Book review · novel

Book review: Baker Thief

Baker Thief (Baker Thief #1), by Claudie Arseneault

BAKER THIEF COVERDescription: (from the author’s website)

Adèle has only one goal: catch the purple-haired thief who broke into her home and stole her exocore, thus proving herself to her new police team. Little does she know, her thief is also the local baker.

Claire owns the Croissant-toi, but while her days are filled with pastries and customers, her nights are dedicated to stealing exocores. These new red gems are heralded as the energy of the future, but she knows the truth: they are made of witches’ souls.

When her twin—a powerful witch and prime exocore material—disappears, Claire redoubles in her efforts to investigate. She keeps running into Adèle, however, and whether or not she can save her sister might depend on their conflicted, unstable, but deepening relationship.

“BAKER THIEF is the first in a fantasy series which centers non-romantic relationships and stars a bigender aromantic protagonist. Those who love enemies-to-“lovers” and superheroes will love this story!”

Expected publication: June, 26th 2018
A review copy (e-galley) of this book was provided by the author. Some things might change in the final copy.

Don’t you love it when you’re reading a book and it is exactly what the cover and the description promised? I do!

Baker Thief is about Claire/Claude, a bigender aromantic baker (at day) thief (at night) with powers (changing hair colour on a whim and insuffling strenght to your muscles really helps the whole thieving thing) and Adèle, a biromantic demisexual police detective, intent on her new start on a new city and precinct.

The book is #ownvoices representation and it shows. The way the characters explains their feelings and the particularities of their sexual and romantic orientation is done with a lot of care and never fell in the lesson 101 that is ofen found in aro and ace books these days. This book also helped me understand on a deeper level how aromanticism ‘worked’, what it involved for this character here and I realised I used to have misunderstood it. I love that it shows that aromantic people can indeed form strong bonds and this book can be described as an aromantic romance on some level.

This is also mostly a fantasy book, where some persons have magical abilities and are called witches. They used to be persecuted for it and now live either in the shadows or hiding it. The book brushes on the way magic and science can intertwine, with the main problem here being a new enigmatic source of power replacing electricity.

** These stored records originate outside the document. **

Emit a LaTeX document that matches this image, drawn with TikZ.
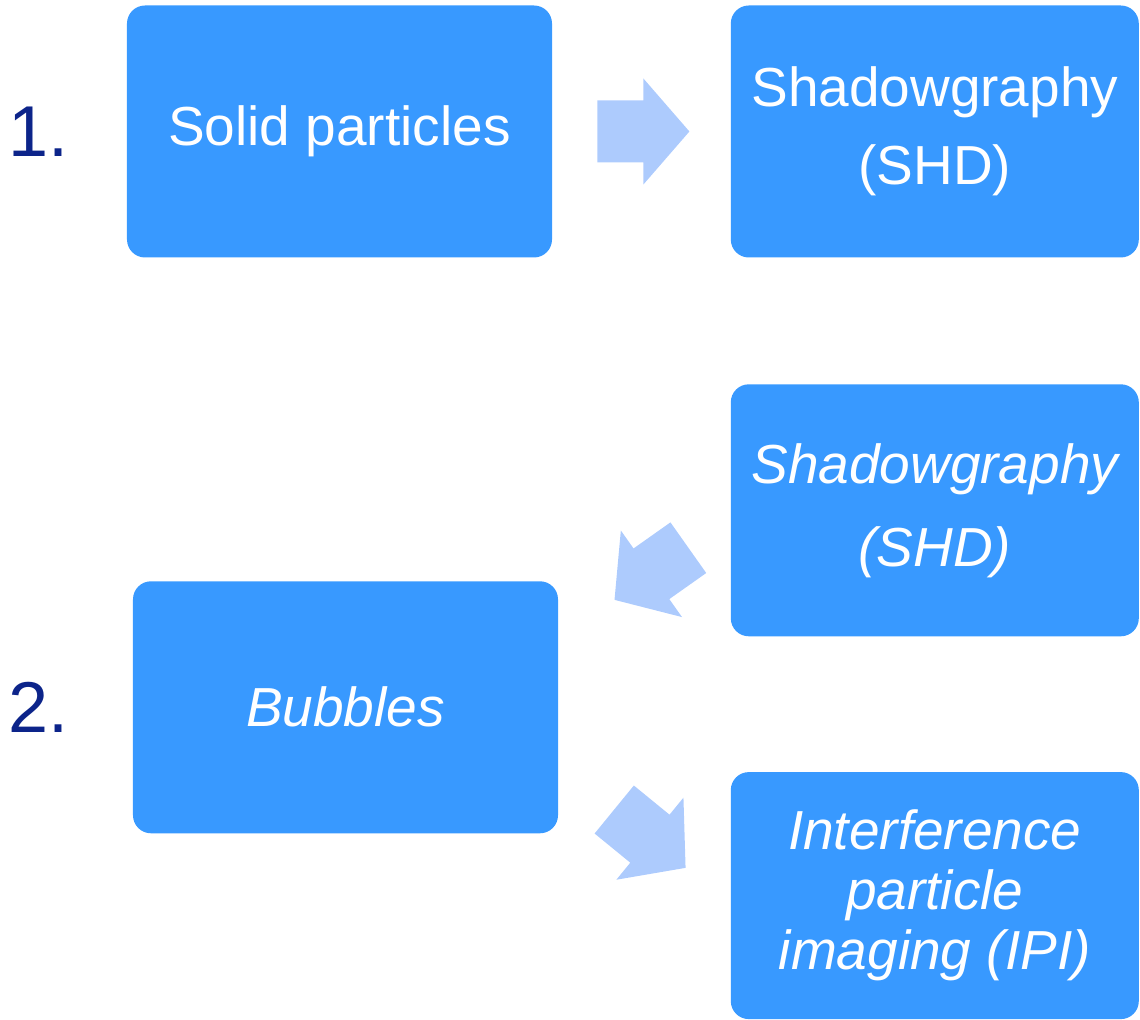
\documentclass[tikz,border=0pt]{standalone}
\usepackage{fontspec}
\setmainfont{Liberation Sans}
\usepackage{xcolor}
\usepackage{tikz}
\usetikzlibrary{calc,positioning}
\definecolor{boxblue}{HTML}{3899FF}
\definecolor{arrowblue}{HTML}{ADCBFD}
\definecolor{labelnavy}{HTML}{0C248A}
\tikzset{
  method/.style={rectangle, rounded corners=9pt, fill=boxblue, text=white, align=center, minimum width=204pt, minimum height=126pt, inner sep=0pt, font=\fontsize{27.5}{39}\selectfont},
  sample/.style={method, minimum width=212.5pt},
  bigarrow/.style={fill=arrowblue, to path={
    ($(\tikztostart)!15.5pt!90:(\tikztotarget)$)
    -- ($($(\tikztostart)!.5!(\tikztotarget)$)!15.5pt!90:(\tikztotarget)$)
    -- ($($(\tikztostart)!.5!(\tikztotarget)$)!26.5pt!90:(\tikztotarget)$)
    -- (\tikztotarget)
    -- ($($(\tikztostart)!.5!(\tikztotarget)$)!26.5pt!-90:(\tikztotarget)$)
    -- ($($(\tikztostart)!.5!(\tikztotarget)$)!15.5pt!-90:(\tikztotarget)$)
    -- ($(\tikztostart)!15.5pt!-90:(\tikztotarget)$) -- cycle}},
  num/.style={text=labelnavy, inner sep=0pt, font=\fontsize{36}{36}\selectfont},
}

\begin{document}
\begin{tikzpicture}[node distance=89pt]
  \useasboundingbox (-169.75pt,65.75pt) rectangle (400.25pt,-444.25pt);
  \node[sample] (solid) at (0,0) {Solid particles};
  \node[method,right=of solid] (shd) {Shadowgraphy\\(SHD)};
  \node[method,below=63pt of shd,font=\itshape\fontsize{27.5}{41.5}\selectfont] (shdit) {Shadowgraphy\\(SHD)};
  \node[method,below=67.5pt of shdit,minimum height=123.5pt,font=\itshape\fontsize{27.5}{30}\selectfont] (ipi) {Interference\\particle\\imaging (IPI)};
  \node[sample,below=161.5pt of solid,xshift=3pt,font=\itshape\fontsize{27.5}{39}\selectfont] (bubbles) {Bubbles};
  \node[num,left=29pt of solid] (one) {1.};
  \node[num,left=32pt of bubbles] (two) {2.};
  \coordinate (shditout) at ([yshift=-3.85pt]shdit.west);
  \coordinate (bubblesin) at ([yshift=33.9pt]bubbles.east);
  \coordinate (bubblesout) at ([yshift=-28.3pt]bubbles.east);
  \coordinate (ipiin) at ([yshift=-4.45pt]ipi.west);
  \path[bigarrow] ($(solid.east)!22.5pt!(shd.west)$) to ($(shd.west)!20.5pt!(solid.east)$);
  \path[bigarrow] ($(shditout)!25.75pt!(bubblesin)$) to ($(bubblesin)!34.35pt!(shditout)$);
  \path[bigarrow] ($(bubblesout)!36.05pt!(ipiin)$) to ($(ipiin)!28.95pt!(bubblesout)$);
\end{tikzpicture}
\end{document}
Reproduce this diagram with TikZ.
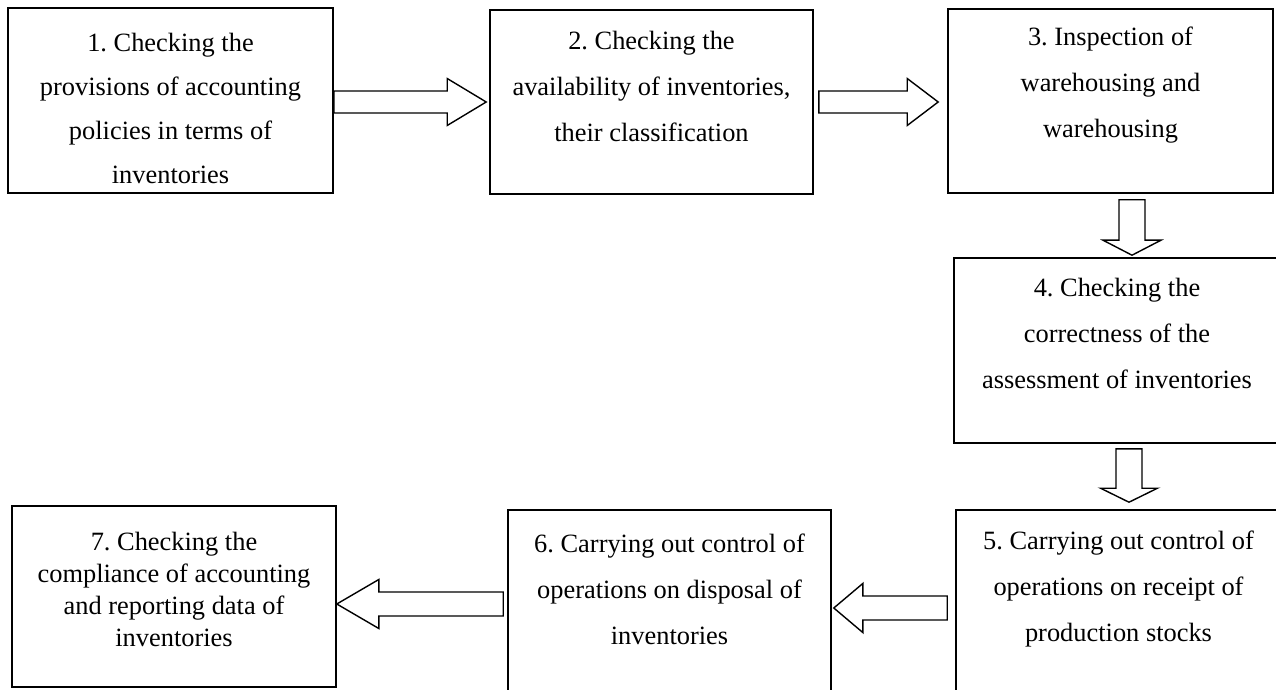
\documentclass[tikz,border=0pt]{standalone}
\usepackage{fontspec}
\setmainfont{Liberation Serif}
\usetikzlibrary{calc}
\frenchspacing

\tikzset{
  stage/.style={draw, line width=0.8pt, inner sep=0pt, minimum width=162.5pt, minimum height=92.5pt},
  stagetext/.style={anchor=north, align=center, inner sep=0pt, font=\fontsize{13.2}{23}\selectfont},
  arrowline/.style={draw, line width=0.7pt, line join=miter}
}
\newcommand{\blockarrow}[5]{%
  \coordinate (hb) at ($(#2)!#5!(#1)$);
  \draw[arrowline] ($(#1)!#3!90:(#2)$) -- ($(hb)!#3!-90:(#1)$) -- ($(hb)!#4!-90:(#1)$)
    -- (#2) -- ($(hb)!#4!90:(#1)$) -- ($(hb)!#3!90:(#1)$) -- ($(#1)!#3!-90:(#2)$) -- cycle;
}

\begin{document}
\begin{tikzpicture}[x=0.5pt, y=-0.5pt]
    \useasboundingbox (0,0) rectangle (1276,690);
    \clip (0,0) rectangle (1276,690);

    \node[stage] (b1) at (170.5,100.5) {};
    \node[stage, minimum width=161.5pt, minimum height=92pt] (b2) at (651.5,102) {};
    \node[stage, minimum height=92pt] (b3) at (1110.5,101) {};
    \node[stage, minimum width=163pt] (b4) at (1117,350.5) {};
    \node[stage] (b5) at (1118.5,602.5) {};
    \node[stage, minimum width=161.5pt] (b6) at (669.5,602.5) {};
    \node[stage, minimum width=162pt, minimum height=90.5pt] (b7) at (174,596.5) {};

    \node[stagetext, font=\fontsize{13.2}{22}\selectfont] (t1) at ($(b1.north)+(0,26)$) {1. Checking the\\provisions of accounting\\policies in terms of\\inventories};
    \node[stagetext] (t2) at ($(b2.north)+(0,22)$) {2. Checking the\\availability of inventories,\\their classification};
    \node[stagetext] (t3) at ($(b3.north)+(0,18)$) {3. Inspection of\\warehousing and\\warehousing};
    \node[stagetext] (t4) at ($(b4.north)+(0,21)$) {4. Checking the\\correctness of the\\assessment of inventories};
    \node[stagetext] (t5) at ($(b5.north)+(0,21)$) {5. Carrying out control of\\operations on receipt of\\production stocks};
    \node[stagetext] (t6) at ($(b6.north)+(0,24)$) {6. Carrying out control of\\operations on disposal of\\inventories};
    \node[stagetext, font=\fontsize{13.2}{16}\selectfont] (t7) at ($(b7.north)+(0,27)$) {7. Checking the\\compliance of accounting\\and reporting data of\\inventories};

    \coordinate (a12s) at ($(b1.east)+(0,1.5)$);
    \coordinate (a12e) at ($(b2.west)+(-3,0)$);
    \coordinate (a23s) at ($(b2.east)+(5,0)$);
    \coordinate (a23e) at ($(b3.west)+(-9,1)$);
    \coordinate (a34s) at ($(b3.south)+(21.5,6)$);
    \coordinate (a34e) at ($(b4.north)+(15,-2)$);
    \coordinate (a45s) at ($(b4.south)+(12,5)$);
    \coordinate (a45e) at ($(b5.north)+(10.5,-7)$);
    \coordinate (a56s) at ($(b5.west)+(-8,5.5)$);
    \coordinate (a56e) at ($(b6.east)+(2,5.5)$);
    \coordinate (a67s) at ($(b6.west)+(-4,1.5)$);
    \coordinate (a67e) at ($(b7.east)+(0,7.5)$);

    \blockarrow{a12s}{a12e}{5.5pt}{11.75pt}{19.5pt}
    \blockarrow{a23s}{a23e}{5.5pt}{11.75pt}{15.5pt}
    \blockarrow{a34s}{a34e}{6.5pt}{14.5pt}{7.5pt}
    \blockarrow{a45s}{a45e}{6.5pt}{14.25pt}{7pt}
    \blockarrow{a56s}{a56e}{6pt}{12.25pt}{14.5pt}
    \blockarrow{a67s}{a67e}{6pt}{12.25pt}{21pt}
\end{tikzpicture}
\end{document}
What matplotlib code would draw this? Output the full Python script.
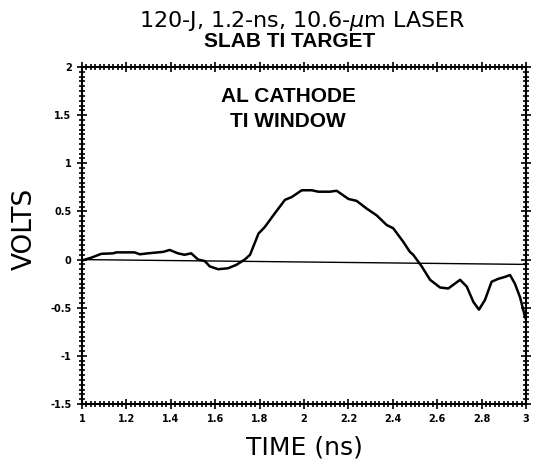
import numpy as np
import matplotlib.pyplot as plt
from matplotlib.ticker import MultipleLocator

# signal
time_ns = [1.0, 1.042, 1.087, 1.14, 1.155, 1.237, 1.26, 1.297, 1.365, 1.395, 1.432,
           1.462, 1.492, 1.523, 1.553, 1.575, 1.613, 1.658, 1.695, 1.733, 1.757,
           1.795, 1.824, 1.862, 1.914, 1.945, 1.99, 2.035, 2.065, 2.117, 2.147,
           2.2, 2.237, 2.282, 2.327, 2.372, 2.402, 2.447, 2.477, 2.492, 2.53,
           2.568, 2.613, 2.65, 2.703, 2.733, 2.763, 2.788, 2.815, 2.845, 2.875,
           2.905, 2.928, 2.95, 2.973, 2.995, 3.0]
volts = [-0.01, 0.02, 0.06, 0.065, 0.075, 0.075, 0.055, 0.065, 0.08, 0.10, 0.065,
         0.05, 0.065, 0.0, -0.015, -0.07, -0.10, -0.09, -0.055, 0.0, 0.05,
         0.27, 0.34, 0.46, 0.62, 0.65, 0.72, 0.72, 0.705, 0.705, 0.715,
         0.63, 0.61, 0.53, 0.46, 0.36, 0.325, 0.185, 0.08, 0.05, -0.07,
         -0.21, -0.29, -0.30, -0.21, -0.28, -0.44, -0.52, -0.42, -0.23, -0.20,
         -0.18, -0.16, -0.25, -0.39, -0.59, -0.62]

# baseline drawn across the plot
base_t = [1.0, 3.0]
base_v = [0.0, -0.05]

x_ticks = [1, 1.2, 1.4, 1.6, 1.8, 2, 2.2, 2.4, 2.6, 2.8, 3]
x_labels = ['1', '1.2', '1.4', '1.6', '1.8', '2', '2.2', '2.4', '2.6', '2.8', '3']
y_ticks = [-1.5, -1, -0.5, 0, 0.5, 1, 1.5, 2]
y_labels = ['-1.5', '-1', '-0.5', '0', '0.5', '1', '1.5', '2']

fig = plt.figure(figsize=(5.38, 4.70), dpi=100)
ax = fig.add_axes([0.1524, 0.1404, 0.8253, 0.717])

ax.plot(time_ns, volts, color='black', lw=1.8)
ax.plot(base_t, base_v, color='black', lw=1.0)

ax.set_xlim(1, 3)
ax.set_ylim(-1.5, 2)
ax.set_xticks(x_ticks)
ax.set_xticklabels(x_labels, fontsize=7, fontweight='bold')
ax.set_yticks(y_ticks)
ax.set_yticklabels(y_labels, fontsize=7, fontweight='bold')
ax.xaxis.set_minor_locator(MultipleLocator(0.02))
ax.yaxis.set_minor_locator(MultipleLocator(0.05))
ax.tick_params(which='both', direction='inout', top=True, right=True, width=1.2)
ax.tick_params(which='major', length=7, pad=4)
ax.tick_params(which='minor', length=4)
for s in ax.spines.values():
    s.set_linewidth(1.5)

ax.set_xlabel('TIME (ns)', fontsize=18, labelpad=8)
ax.set_ylabel('VOLTS', fontsize=19)
ax.yaxis.set_label_coords(-0.10, 0.52)

fig.text(0.561, 0.943, '120-J, 1.2-ns, 10.6-$\\mu$m LASER', ha='center', va='baseline', fontsize=16)
fig.text(0.539, 0.900, 'SLAB TI TARGET', ha='center', va='baseline', fontsize=15,
         fontweight='bold', family='Liberation Sans')
ax.text(0.464, 0.896, 'AL CATHODE', transform=ax.transAxes, ha='center', va='baseline',
        fontsize=15, fontweight='bold', family='Liberation Sans')
ax.text(0.464, 0.822, 'TI WINDOW', transform=ax.transAxes, ha='center', va='baseline',
        fontsize=15, fontweight='bold', family='Liberation Sans')

fig.savefig('out.png', dpi=100)
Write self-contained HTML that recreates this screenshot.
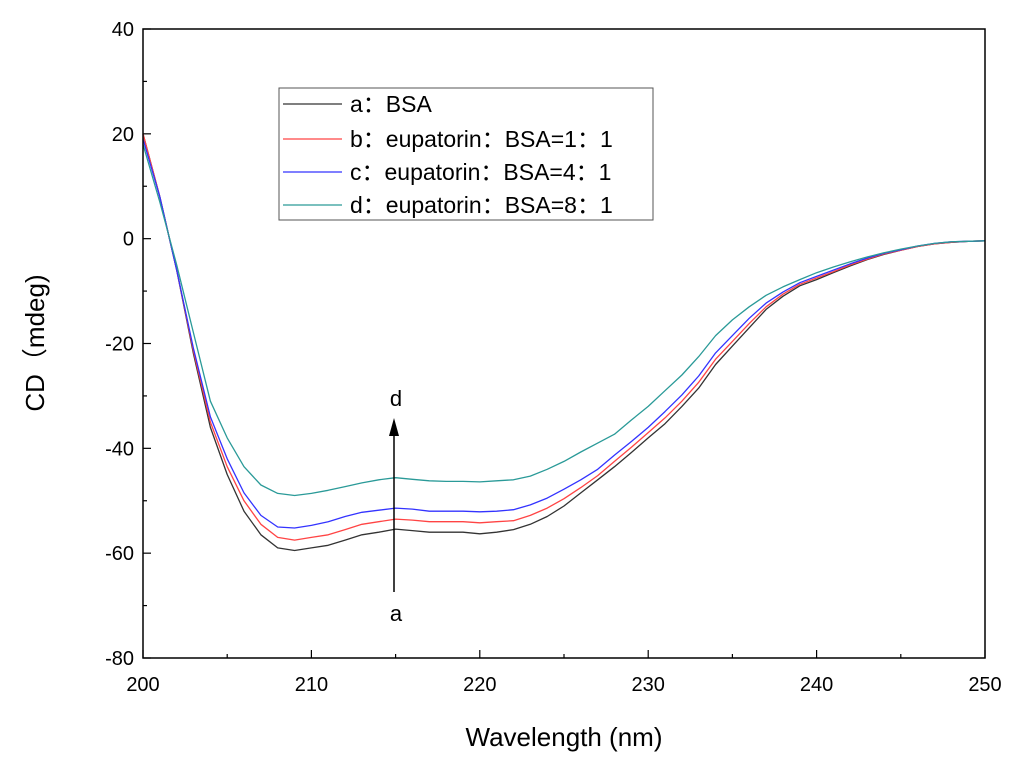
<!DOCTYPE html>
<html><head><meta charset="utf-8"><style>
body{margin:0;background:#fff}
svg text{font-family:"Liberation Sans","Noto Sans CJK SC",sans-serif;fill:#000}
</style></head><body>
<svg id="chart" width="1024" height="772" viewBox="0 0 1024 772" xmlns="http://www.w3.org/2000/svg">
<rect width="1024" height="772" fill="#fff"/>
<g id="ticks"></g>
<g id="series"></g>
<rect x="143" y="29" width="842" height="629" fill="none" stroke="#000" stroke-width="1.5"/>
<text x="564" y="746" font-size="26" text-anchor="middle">Wavelength (nm)</text>
<text transform="translate(44,343) rotate(-90)" font-size="26" text-anchor="middle">CD（mdeg)</text>
<g>
<rect x="279" y="88" width="374" height="132" fill="#fff" stroke="#555" stroke-width="1"/>
<line x1="283" y1="104" x2="342" y2="104" stroke="#333" stroke-width="1.2"/>
<text x="350" y="112" font-size="23">a：BSA</text>
<line x1="283" y1="139" x2="342" y2="139" stroke="#f44" stroke-width="1.2"/>
<text x="350" y="147" font-size="23">b：eupatorin：BSA=1：1</text>
<line x1="283" y1="172" x2="342" y2="172" stroke="#33f" stroke-width="1.2"/>
<text x="350" y="180" font-size="23">c：eupatorin：BSA=4：1</text>
<line x1="283" y1="205" x2="342" y2="205" stroke="#2a9a98" stroke-width="1.2"/>
<text x="350" y="213" font-size="23">d：eupatorin：BSA=8：1</text>
</g>
<g>
<line x1="394" y1="592" x2="394" y2="432" stroke="#000" stroke-width="1.5"/>
<polygon points="394,418 389,436 399,436" fill="#000"/>
<text x="396" y="406" font-size="22" text-anchor="middle">d</text>
<text x="396" y="621" font-size="22" text-anchor="middle">a</text>
</g>
</svg>
<script>
const wavelengths=[];for(let w=200;w<=250;w++)wavelengths.push(w);
const seriesA=[20,8,-6,-22,-36,-45,-52,-56.5,-59,-59.5,-59,-58.5,-57.5,-56.5,-56,-55.4,-55.7,-56,-56,-56,-56.3,-56,-55.5,-54.5,-53,-51,-48.5,-46,-43.5,-40.8,-38,-35.3,-32,-28.5,-24,-20.5,-17,-13.5,-11,-9,-7.8,-6.5,-5.2,-4,-3,-2.2,-1.5,-1,-0.7,-0.5,-0.4];
const seriesB=[20,8,-6,-21.5,-35,-43.5,-50,-54.5,-57,-57.5,-57,-56.5,-55.5,-54.5,-54,-53.5,-53.7,-54,-54,-54,-54.2,-54,-53.8,-52.8,-51.4,-49.6,-47.5,-45.2,-42.5,-39.8,-37,-34.2,-31,-27.4,-23,-19.6,-16.2,-13,-10.6,-8.7,-7.5,-6.3,-5,-3.9,-2.9,-2.2,-1.5,-1,-0.7,-0.5,-0.4];
const seriesC=[19,8,-6,-21,-34,-42,-48.5,-52.8,-55,-55.2,-54.7,-54,-53,-52.2,-51.8,-51.4,-51.6,-52,-52,-52,-52.1,-52,-51.7,-50.8,-49.5,-47.8,-46,-44,-41.3,-38.7,-36,-33,-29.8,-26.2,-21.8,-18.5,-15.2,-12.3,-10.2,-8.4,-7.2,-6,-4.8,-3.7,-2.8,-2.1,-1.4,-0.9,-0.6,-0.5,-0.4];
const seriesD=[18,7,-5,-18,-31,-38,-43.5,-47,-48.6,-49,-48.6,-48,-47.3,-46.6,-46,-45.6,-45.9,-46.2,-46.3,-46.3,-46.4,-46.2,-46,-45.3,-44,-42.5,-40.7,-39,-37.3,-34.6,-32,-29,-26,-22.5,-18.5,-15.5,-13,-10.8,-9.2,-7.8,-6.5,-5.4,-4.4,-3.5,-2.7,-2,-1.4,-0.9,-0.6,-0.5,-0.4];
const xTicks=[200,210,220,230,240,250];
const yTicks=[40,20,0,-20,-40,-60,-80];
const NS="http://www.w3.org/2000/svg";
const X0=143,X1=985,Y0=29,Y1=658;
function xs(w){return X0+(w-200)/50*(X1-X0);}
function ys(v){return Y0+(40-v)/120*(Y1-Y0);}
const tg=document.getElementById('ticks');
function mk(tag,attrs,parent){const e=document.createElementNS(NS,tag);for(const k in attrs)e.setAttribute(k,attrs[k]);parent.appendChild(e);return e;}
for(let w=200;w<=250;w+=5){
  const major=w%10===0;
  const l=mk('line',{x1:xs(w),x2:xs(w),y1:Y1,y2:Y1-(major?8:4),stroke:'#000','stroke-width':1.2},tg);
  
  
}
xTicks.forEach(w=>{
  const t=mk('text',{x:xs(w),y:Y1+33,'font-size':20,'text-anchor':'middle'},tg);
  t.textContent=w;
  
  
});
for(let v=40;v>=-80;v-=10){
  const major=v%20===0;
  const l=mk('line',{x1:X0,x2:X0+(major?8:4),y1:ys(v),y2:ys(v),stroke:'#000','stroke-width':1.2},tg);
  
  
}
yTicks.forEach(v=>{
  const t=mk('text',{x:X0-9,y:ys(v)+7,'font-size':20,'text-anchor':'end'},tg);
  t.textContent=v;
  
  
});
const sg=document.getElementById('series');
[[seriesA,'#333','series-a-bsa'],[seriesB,'#f44','series-b-ratio-1'],[seriesC,'#33f','series-c-ratio-4'],[seriesD,'#2a9a98','series-d-ratio-8']].forEach(([arr,col,name])=>{
  const d=arr.map((v,i)=>(i?'L':'M')+xs(wavelengths[i]).toFixed(1)+','+ys(v).toFixed(1)).join(' ');
  const p=mk('path',{d:d,fill:'none',stroke:col,'stroke-width':1.3,'stroke-linejoin':'round'},sg);
  
  
});
</script>
</body></html>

Both characters find themselves on different sides of the law, starting at ennemies but we quickly realise they in fact share the same goal. Enemies-to-lover isn’t a trope I usually like (though I’d never seen it with a queerplatonic relationship before!) but Claudie Arseneault knows how to use it well and I really loved the way the characters relationship evolved throughout the novel.

I would have loved to see more of the new police precinct Adèle joins. A lovely workplace with people respecting one another and working efficiently as a team really appealed to me. Though I guess we’ll see more of that on a sequel since this is set to be a series!

I loved that this book had close siblings supporting one another, that there was action and high stakes but I never felt really stressed about an awful outcome either.

The story is set on a Quebec-inspired fantasy world, where english is peppered by french words and expressions (though not called english and french.) As a french reader who read, speak, write and think in both these languages, finding a book that used both as well was really refreshing.

Trigger warnings: Fire, human experimentation, human trafficking, witch hunts, food
Taken from the author’s website.

Here is a twitter thread (click for more of it!) of some character aesthetic and presentation made by the author!

5 thoughts on “Book review: Baker Thief

  1. I’m looking forward to diving into this one! I love how diverse and atypical Arsenault’s books always are! And they’re always a breath of fresh air among the typical mainstream fantasy worlds and plots. Though the title initially had me confused (« Is she a thief who steals…bakers?? »). 😛

    Liked by 1 person

    1. Yes her books are really nice!! It’s like, even if one of her future book doesn’t have a blurb that is of interest to me I’ll still want to read it haha
      (Hahah! Before the description was available I was also very intrigued by what the title meant haha!)